Matanurani, Jakarta – Lembaga survei Indikator Politik Indonesia menyebutkan sebanyak 64,3% masyarakat menyatakan tidak setuju atau kurang setuju jika kebijakan pemberlakuan pembatasan kebijakan masyarakat (PPKM) diperpanjang. Sebaliknya, hanya ada sekitar 26,5% setuju perpanjangan PPKM.
Direktur Eksekutif Indikator Politik Indonesia Burhanuddin Muhtadi mengatakan dari hasil survei yang dilakukan pihaknya, ada sebanyak 91,8% masyarakat mengetahui mengenai kebijakan PPKM Darurat dalam upaya pemerintah menekan penularan Covid-19.
Lalu, ketika ditanyakan apakah setuju PPKM dikeluarkan pemerintah, sebanyak 51,4% masyarakat menyatakan setuju dan 45% menyatakan tidak setuju.
“Jadi ini menunjukkan bahwa masyarakat ketika ditanya soal PPKM, setuju atau tidak setuju, yang mereka pahami itu dimensi ekonominya.

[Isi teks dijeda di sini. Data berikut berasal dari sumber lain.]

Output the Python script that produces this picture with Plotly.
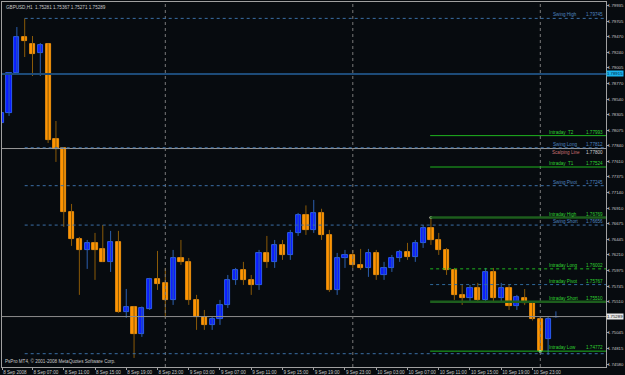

Tetapi mereka tidak menolak bahwa PPKM mempunyai efek positif dari dimensi kesehatan,” kata Burhanuddin Muhtadi dalam acara Rilis Temuan Survei Nasional: “Evaluasi Publik terhadap Penanganan Pandemi, Pelaksanaan Demokrasi dan Isu-isu Terkini”, Minggu (26/9).
Hasil positif juga diberikan masyarakat ketika ditanyakan PPKM berhasil mengurangi tingkat penularan Covid-19, sebanyak 60,3% percaya dan 4,6% sangat percaya. Sedangkan yang kurang percaya sebanyak 27,6% dan tidak percaya sama sekali sebanyak 1,6 percaya.

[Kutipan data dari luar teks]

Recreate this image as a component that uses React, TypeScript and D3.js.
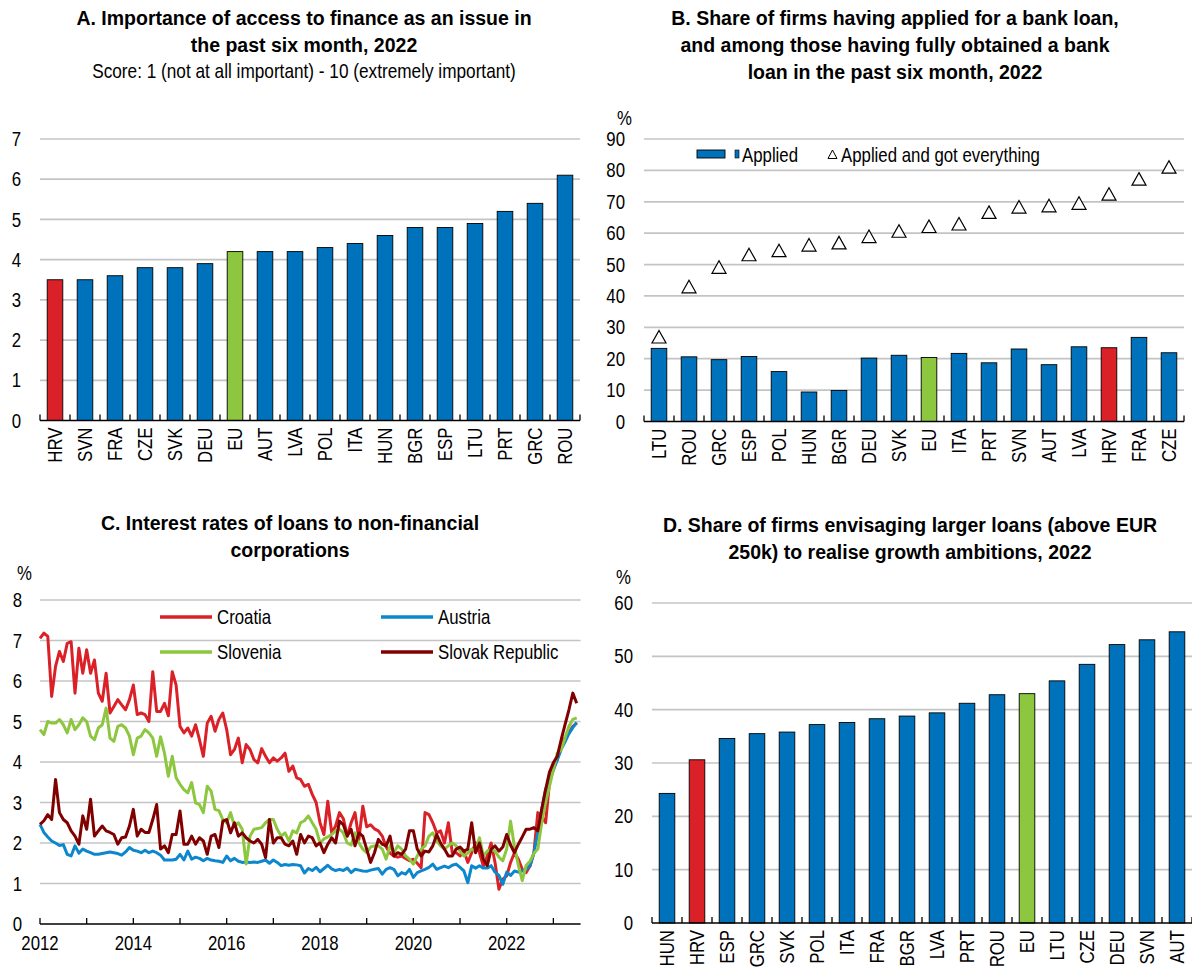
import React from "react";
import * as d3 from "d3";

// ---------- DATA ----------
const catsA = ["HRV","SVN","FRA","CZE","SVK","DEU","EU","AUT","LVA","POL","ITA","HUN","BGR","ESP","LTU","PRT","GRC","ROU"];
const valsA = [3.5,3.5,3.6,3.8,3.8,3.9,4.2,4.2,4.2,4.3,4.4,4.6,4.8,4.8,4.9,5.2,5.4,6.1];

const catsB = ["LTU","ROU","GRC","ESP","POL","HUN","BGR","DEU","SVK","EU","ITA","PRT","SVN","AUT","LVA","HRV","FRA","CZE"];
const appliedB = [23.3,20.6,19.7,20.7,15.9,9.4,9.9,20.2,21.1,20.4,21.7,18.7,23.1,18.1,23.8,23.5,26.8,21.9];
const gotAllB = [26.6,42.6,48.8,52.8,54.1,55.9,56.6,58.6,60.3,61.8,62.6,66.3,68.0,68.4,69.2,72.1,76.9,80.7];

const catsD = ["HUN","HRV","ESP","GRC","SVK","POL","ITA","FRA","BGR","LVA","PRT","ROU","EU","LTU","CZE","DEU","SVN","AUT"];
const valsD = [24.3,30.6,34.6,35.5,35.8,37.2,37.6,38.3,38.8,39.4,41.2,42.8,43.0,45.4,48.5,52.2,53.1,54.6];

const ticksA = [0,1,2,3,4,5,6,7];
const ticksB = [0,10,20,30,40,50,60,70,80,90];
const ticksC = [0,1,2,3,4,5,6,7,8];
const ticksD = [0,10,20,30,40,50,60];
const yearsC = [2012,2013,2014,2015,2016,2017,2018,2019,2020,2021,2022,2023];

// monthly, Jan 2012 - Jul 2023
const croatia = [
 7.05,7.18,7.10,5.62,6.36,6.73,6.48,6.93,6.97,5.70,6.81,6.19,
 6.77,6.19,6.52,5.70,5.50,6.19,5.21,5.37,5.54,5.41,5.29,5.54,
 5.90,5.17,5.21,5.17,5.00,6.23,5.25,5.25,5.45,5.14,6.23,5.90,
 4.88,4.72,4.84,4.64,4.92,4.55,4.14,4.96,5.13,4.76,5.05,5.21,
 4.80,4.18,4.31,4.59,3.98,4.43,4.31,4.06,3.98,4.33,4.14,3.98,
 4.10,4.02,4.10,4.22,3.77,3.90,3.61,3.57,3.40,3.45,3.20,3.00,
 2.50,2.21,3.03,2.25,2.42,2.75,2.60,2.17,2.50,2.75,2.09,2.91,
 2.40,2.45,2.35,2.30,2.17,1.90,1.75,1.68,1.65,1.68,1.62,1.56,
 1.60,1.50,1.39,2.75,2.70,2.50,2.25,2.30,2.00,2.50,1.76,1.76,
 1.68,1.80,1.52,1.76,2.00,1.76,1.43,1.68,2.00,1.52,0.86,1.11,
 1.19,1.52,1.76,1.60,1.35,1.27,1.43,1.76,2.75,2.66,2.50,3.49,
 3.98,4.05,4.47,4.60,4.72,4.88,4.96];
const slovenia = [
 4.80,4.68,5.00,4.96,4.96,5.05,4.92,4.72,5.05,4.80,4.92,5.09,
 5.00,4.64,4.55,4.84,4.92,5.33,4.59,4.51,4.88,4.92,4.84,4.64,
 4.18,4.59,4.64,4.80,4.72,4.59,4.14,4.62,4.22,3.65,4.14,3.61,
 3.45,3.32,3.24,3.49,2.99,2.95,2.75,3.40,3.28,2.83,2.80,2.58,
 2.50,2.75,2.42,2.50,2.34,1.48,2.17,2.34,2.36,2.38,2.50,2.58,
 2.58,2.34,2.17,2.25,2.05,2.30,2.25,2.50,2.55,2.67,2.50,2.34,
 2.00,2.10,2.15,2.21,2.30,2.34,2.25,2.00,1.95,2.25,2.00,1.85,
 1.76,1.90,1.93,1.93,1.85,1.60,1.93,1.76,1.93,1.85,1.68,1.60,
 1.48,1.68,1.85,1.93,2.17,2.25,2.05,1.93,1.85,1.93,2.00,1.93,
 1.80,1.68,1.75,1.85,1.80,2.13,1.68,1.80,1.85,1.80,1.65,1.56,
 1.85,2.54,1.90,1.45,1.07,1.45,1.55,1.75,1.85,2.50,3.00,3.40,
 3.81,4.22,4.30,4.60,4.88,5.05,5.09];
const austria = [
 2.46,2.26,2.15,2.05,2.00,1.94,1.96,1.72,1.68,1.93,1.75,1.85,
 1.80,1.76,1.72,1.72,1.74,1.76,1.78,1.76,1.74,1.70,1.78,1.89,
 1.82,1.80,1.76,1.82,1.76,1.80,1.76,1.70,1.58,1.58,1.58,1.60,
 1.72,1.58,1.80,1.60,1.65,1.62,1.56,1.62,1.58,1.56,1.55,1.52,
 1.68,1.56,1.62,1.55,1.52,1.53,1.52,1.53,1.52,1.55,1.58,1.50,
 1.58,1.52,1.44,1.47,1.45,1.47,1.46,1.44,1.26,1.37,1.32,1.40,
 1.29,1.37,1.45,1.36,1.32,1.35,1.32,1.38,1.27,1.35,1.33,1.31,
 1.30,1.33,1.35,1.37,1.23,1.35,1.39,1.35,1.19,1.27,1.23,1.35,
 1.15,1.27,1.31,1.35,1.40,1.48,1.35,1.39,1.43,1.39,1.45,1.48,
 1.40,1.31,1.02,1.44,1.38,1.44,1.38,1.38,1.44,1.28,1.20,0.98,
 1.28,1.20,1.31,1.28,1.31,1.35,1.44,1.76,2.26,2.83,3.32,3.55,
 3.80,4.05,4.31,4.50,4.70,4.85,4.98];
const slovak = [
 2.46,2.55,2.70,2.58,3.57,2.75,2.58,2.50,2.30,2.17,1.97,2.67,
 2.34,3.08,2.17,2.30,2.42,2.30,2.26,2.21,1.97,2.13,2.15,2.42,
 2.83,2.17,2.34,2.26,2.26,2.58,2.95,1.85,1.93,1.76,2.21,2.21,
 2.79,1.97,1.97,2.17,1.97,2.13,2.05,1.72,2.17,2.21,1.89,2.54,
 2.58,2.25,2.50,2.17,2.25,2.13,2.05,2.00,2.09,1.97,1.64,2.58,
 2.00,2.13,2.13,1.97,1.93,2.05,1.72,2.21,2.00,2.17,2.13,1.93,
 2.00,1.76,1.97,2.13,2.00,2.54,2.45,2.17,2.34,1.93,2.25,2.17,
 1.85,1.52,1.76,2.09,1.97,1.93,2.17,1.68,1.76,1.72,1.85,2.30,
 2.30,1.85,1.68,1.80,1.78,1.93,2.21,2.00,1.85,1.68,1.68,1.85,
 1.90,1.80,1.85,2.50,1.76,2.00,1.60,1.44,1.85,1.93,1.80,1.90,
 2.21,1.95,1.76,1.97,2.15,2.34,2.34,2.38,2.30,2.83,3.32,3.75,
 3.98,4.14,4.55,4.92,5.29,5.70,5.45];

// ---------- STYLE ----------
const SANS = "'Liberation Sans', Arial, Helvetica, sans-serif";
const BLUE = "#0072BC";
const RED = "#DA2128";
const GREEN = "#8DC63F";
const GRID = "#C4C4C4";
const C_CRO = "#DA2128";
const C_AUT = "#0C87CD";
const C_SLO = "#8DC63F";
const C_SVK = "#800000";
const NARROW_K = 0.82;
const FS = 20.5;

const colorFor = (c: string) => (c === "HRV" ? RED : c === "EU" ? GREEN : BLUE);

// Narrow-looking text (Arial Narrow emulation by horizontal compression)
function NT({ x, y, rotate = 0, anchor = "start", size = FS, children }: { x: number; y: number; rotate?: number; anchor?: string; size?: number; children: React.ReactNode }) {
  return (
    <g transform={`translate(${x},${y})${rotate ? ` rotate(${rotate})` : ""} scale(${NARROW_K},1)`}>
      <text textAnchor={anchor as any} dominantBaseline="central" fontSize={size} fontFamily={SANS} fill="#000">{children}</text>
    </g>
  );
}

type BarProps = {
  cats: string[];
  vals: number[];
  ticks: number[];
  x0: number; x1: number; yTop: number; yBot: number;
  tris?: number[];
};

function BarPanel({ cats, vals, ticks, x0, x1, yTop, yBot, tris }: BarProps) {
  const max = ticks[ticks.length - 1];
  const x = d3.scaleBand<string>().domain(cats).range([x0, x1]).paddingInner(0.48).paddingOuter(0.24);
  const y = d3.scaleLinear().domain([0, max]).range([yBot, yTop]);
  const step = x.step();
  const bounds = d3.range(cats.length + 1).map((i) => x0 + i * step);
  return (
    <g>
      {ticks.map((t) => (
        <g key={t}>
          {t > 0 && <line x1={x0} x2={x1} y1={y(t)} y2={y(t)} stroke={GRID} strokeWidth={1.7} />}
          <NT x={x0 - 19} y={y(t)} anchor="end">{t}</NT>
        </g>
      ))}
      {cats.map((c, i) => (
        <rect key={c} x={x(c)} y={y(vals[i])} width={x.bandwidth()} height={y(0) - y(vals[i])} fill={colorFor(c)} stroke="#000" strokeWidth={0.9} />
      ))}
      <line x1={x0} x2={x1} y1={y(0)} y2={y(0)} stroke="#000" strokeWidth={1.5} />
      {bounds.map((b, i) => (
        <line key={i} x1={b} x2={b} y1={y(0)} y2={y(0) - 6} stroke="#000" strokeWidth={1.3} />
      ))}
      {tris && cats.map((c, i) => {
        const cx = (x(c) as number) + x.bandwidth() / 2;
        const cy = y(tris[i]);
        return <path key={"t" + c} d={`M${cx},${cy - 7.5}L${cx + 7},${cy + 5}L${cx - 7},${cy + 5}Z`} fill="#fff" stroke="#000" strokeWidth={1.2} />;
      })}
      {cats.map((c) => {
        const cx = (x(c) as number) + x.bandwidth() / 2;
        return <NT key={"l" + c} x={cx} y={y(0) + 7} rotate={-90} anchor="end">{c}</NT>;
      })}
    </g>
  );
}

function Title({ lines, cx, y0, dy = 27 }: { lines: string[]; cx: number; y0: number; dy?: number }) {
  return (
    <text textAnchor="middle" fontFamily={SANS} fontWeight="bold" fontSize={19.5} fill="#000">
      {lines.map((l, i) => (
        <tspan key={i} x={cx} y={y0 + i * dy}>{l}</tspan>
      ))}
    </text>
  );
}

function LinePanel() {
  const x0 = 40, yTop = 600, yBot = 924;
  const perMonth = 46.67 / 12;
  const x = d3.scaleLinear().domain([0, 139]).range([x0, x0 + 139 * perMonth]);
  const y = d3.scaleLinear().domain([0, 8]).range([yBot, yTop]);
  const x1 = x(139);
  const line = d3.line<number>().x((_, i) => x(i)).y((d) => y(d));
  const series = [
    { name: "Croatia", data: croatia, color: C_CRO },
    { name: "Austria", data: austria, color: C_AUT },
    { name: "Slovenia", data: slovenia, color: C_SLO },
    { name: "Slovak Republic", data: slovak, color: C_SVK },
  ];
  const legend = [
    { name: "Croatia", color: C_CRO, lx: 160, ly: 617 },
    { name: "Austria", color: C_AUT, lx: 381, ly: 617 },
    { name: "Slovenia", color: C_SLO, lx: 160, ly: 652 },
    { name: "Slovak Republic", color: C_SVK, lx: 381, ly: 652 },
  ];
  return (
    <g>
      {ticksC.map((t) => (
        <g key={t}>
          {t > 0 && <line x1={x0} x2={x1} y1={y(t)} y2={y(t)} stroke={GRID} strokeWidth={1.7} />}
          <NT x={x0 - 18} y={y(t)} anchor="end">{t}</NT>
        </g>
      ))}
      {legend.map((l) => (
        <g key={l.name}>
          <line x1={l.lx} x2={l.lx + 52} y1={l.ly} y2={l.ly} stroke={l.color} strokeWidth={3.4} />
          <NT x={l.lx + 57} y={l.ly}>{l.name}</NT>
        </g>
      ))}
      {series.map((s) => (
        <path key={s.name} d={line(s.data) as string} fill="none" stroke={s.color} strokeWidth={3} strokeLinejoin="round" />
      ))}
      <line x1={x0} x2={x1} y1={yBot} y2={yBot} stroke="#000" strokeWidth={1.5} />
      {yearsC.map((yr) => {
        const px = x((yr - 2012) * 12);
        return (
          <g key={yr}>
            <line x1={px} x2={px} y1={yBot} y2={yBot - 6} stroke="#000" strokeWidth={1.3} />
            {yr % 2 === 0 && <NT x={px} y={yBot + 19} anchor="middle">{yr}</NT>}
          </g>
        );
      })}
    </g>
  );
}

export default function App() {
  return (
    <svg width={1192} height={967} viewBox="0 0 1192 967" style={{ position: "absolute", left: 0, top: 0, background: "#fff" }}>
      <rect x={0} y={0} width={1192} height={967} fill="#fff" />
      {/* Panel A */}
      <Title lines={["A. Importance of access to finance as an issue in", "the past six month, 2022"]} cx={304} y0={25} />
      <NT x={304} y={71} anchor="middle" size={21}>Score: 1 (not at all important) - 10 (extremely important)</NT>
      <BarPanel cats={catsA} vals={valsA} ticks={ticksA} x0={40} x1={580} yTop={139} yBot={420.5} />

      {/* Panel B */}
      <Title lines={["B. Share of firms having applied for a bank loan,", "and among those having fully obtained a bank", "loan in the past six month, 2022"]} cx={895} y0={25} />
      <NT x={617} y={118}>%</NT>
      <BarPanel cats={catsB} vals={appliedB} ticks={ticksB} x0={644} x1={1184} yTop={139} yBot={421.5} tris={gotAllB} />
      <rect x={697} y={150} width={28} height={8} fill={BLUE} stroke="#000" strokeWidth={0.9} />
      <rect x={735} y={150} width={4} height={8} fill={BLUE} stroke="#000" strokeWidth={0.6} />
      <NT x={742} y={155}>Applied</NT>
      <path d="M832.5,150L837,158.5L828,158.5Z" fill="#fff" stroke="#000" strokeWidth={1} />
      <NT x={841} y={155}>Applied and got everything</NT>

      {/* Panel C */}
      <Title lines={["C. Interest rates of loans to non-financial", "corporations"]} cx={290} y0={530} />
      <NT x={17} y={573}>%</NT>
      <LinePanel />

      {/* Panel D */}
      <Title lines={["D. Share of firms envisaging larger loans (above EUR", "250k) to realise growth ambitions, 2022"]} cx={910} y0={532} />
      <NT x={616} y={577}>%</NT>
      <BarPanel cats={catsD} vals={valsD} ticks={ticksD} x0={652} x1={1192} yTop={603} yBot={923} />
    </svg>
  );
}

Bahkan ada sebanyak 57,2% masyarakat yang percaya dan 4,4% yang sangat percaya PPKM mampu mengurangi angka kematian. Sedangkan hanya 27,2% yang kurang percaya dan 2,4% yang tidak percaya sama sekali PPKM dapat mengurangi angka kematian Covid-19.
Namun meski mayoritas masyarakat mendukung pelaksanaan PPKM, tetapi sebanyak 64,3% masyarakat dari Sabang sampai Merauke menyatakan tidak setuju sama sekali atau kurang setuju PPKM diperpanjang. Hanya 26% yang menyatakan setuju.
“Bagi masyarakat yang setuju diperpanjang, sebagian besar alasannya kesehatan, memutus mata rantai penularan, mengurangi tingkat kematian. Sementara, bagi masyarakat yang tidak setuju, sebagian besar alasannya ekonomi, mata pencaharian atau pendapatan berkurang.
“Jadi mereka mengapresiasi kinerja pemerintah dalam melakukan PPKM tapi di sisi lain pemerintah tidak mampu untuk memenuhi kebutuhan pokok masyarakat ketika mereka diminta untuk stay at home. Jadi kalau tidak mampu untuk memenuhi kebutuhan masyarakat terutama kelas menengah bawah ya jangan dilarang mereka untuk bekerja di luar rumah,” terang Burhanuddin Muhtadi.
Burhanuddin melanjutkan, bila dilihat dari segmen demografi, kelompok yang menyatakan tidak setuju dengan kebijakan PPKM Darurat lebih banyak dari kelompok laki-laki, usia cenderung lebih muda, etnis Betawi, Minang, Bugis dan Melayu, pendidikan dan pendapatan semakin rendah, kalangan kerah biru, warga perkotaan, wilayah Sumatera, DKI, Jateng DIY dan Kalimantan, dan yang cenderung tidak puas atas kinerja Presiden.
“Kebanyakan warga percaya kebijakan PPKM Darurat berhasil mengurangi resiko tertular dan kematian akibat wabah, kecuali kelompok etnis Minang dan Melayu, profesi lainnya, dan terutama di wilayah DKI dan Kalimantan. Sementara dukungan agar PPKM Darurat diperpanjang, mayoritas hampir di tiap kelompok sosio-demografi warga tidak setuju, kecuali warga wilayah Maluku Papua,” jelas Burhanuddin Muhtadi.
Selanjutnya, ada sebanyak 58,2% masyarakat menyatakan pembatasan kegiatan masyarakat sangat merugikan ekonomi rakyat sehingga kondisi perekonomian semakin sulit untuk bangkit kembali. Lalu ada 31,3% yang menyatakan PPKM bertujuan untuk memutus mata rantai penularan virus Covid-19.(Bes).